I figure you know this as a seasoned teacher, but if I ever sent a note home like this to parents, I would be fired so quickly your head would spin. This is just NOT a good idea.

Having competitive math games once a week or month where students compete to see who is the fastest or most accurate at solving problems would help more than thousands of hours of homework.

Kids who have anxiety issues or processing issues or any other HUGE number of disabilities would absolutely LOSE THEIR SHIT over games to see who is the fastest.
posted by kinetic at 8:12 AM on September 30, 2015 [3 favorites]


Best answer: My teachers' college mathematics teacher had a neat trick for assigning homework. She gave the kids three nights of homework (say, 20 minutes worth for each night) on Friday and it was due the following Friday. That way the kids had some room to breath, and they could also get some help from the teacher if they noticed mid-week that they didn't know what they were doing. This also seems more likely to prepare kids for skills they'll need later: budgeting time, seeking help when needed etc.
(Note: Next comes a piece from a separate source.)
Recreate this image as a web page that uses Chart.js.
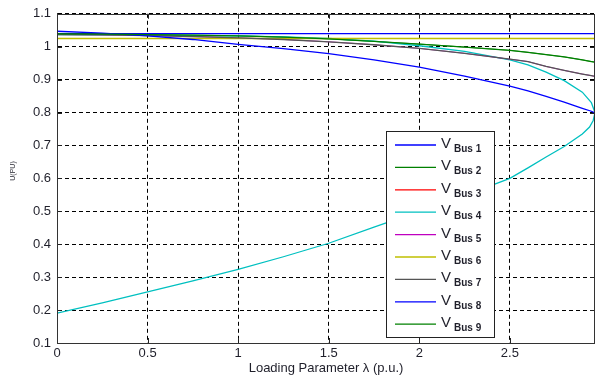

Personally, I enjoy assigning homework that involves the students designing their own questions. "Create three questions that test for x skill. Be sure to include a simple/ easier question and a difficult question. Provide answers. Bonus points if you create a very difficult/thoughtful question." There's a learning curve but eventually most students end up putting some thought in to it.
posted by eisforcool at 3:53 PM on September 30, 2015 [1 favorite]


(Basically, there are ways to make homework more appealing and meaningful if you find that you have to assign it)
posted by eisforcool at 4:03 PM on September 30, 2015


I will weigh in with the expertise only of having recently taken a lot of tests as an adult and say: the best way to learn something is to do practice problems. It's been my experience (and I believe shown in various studies) that retention of material is much higher via quizzes than any other study method. I think the implication for middle school math homework is that the students should practice at home (since there's never enough class time), but it's not like you need to be heavy handed about it.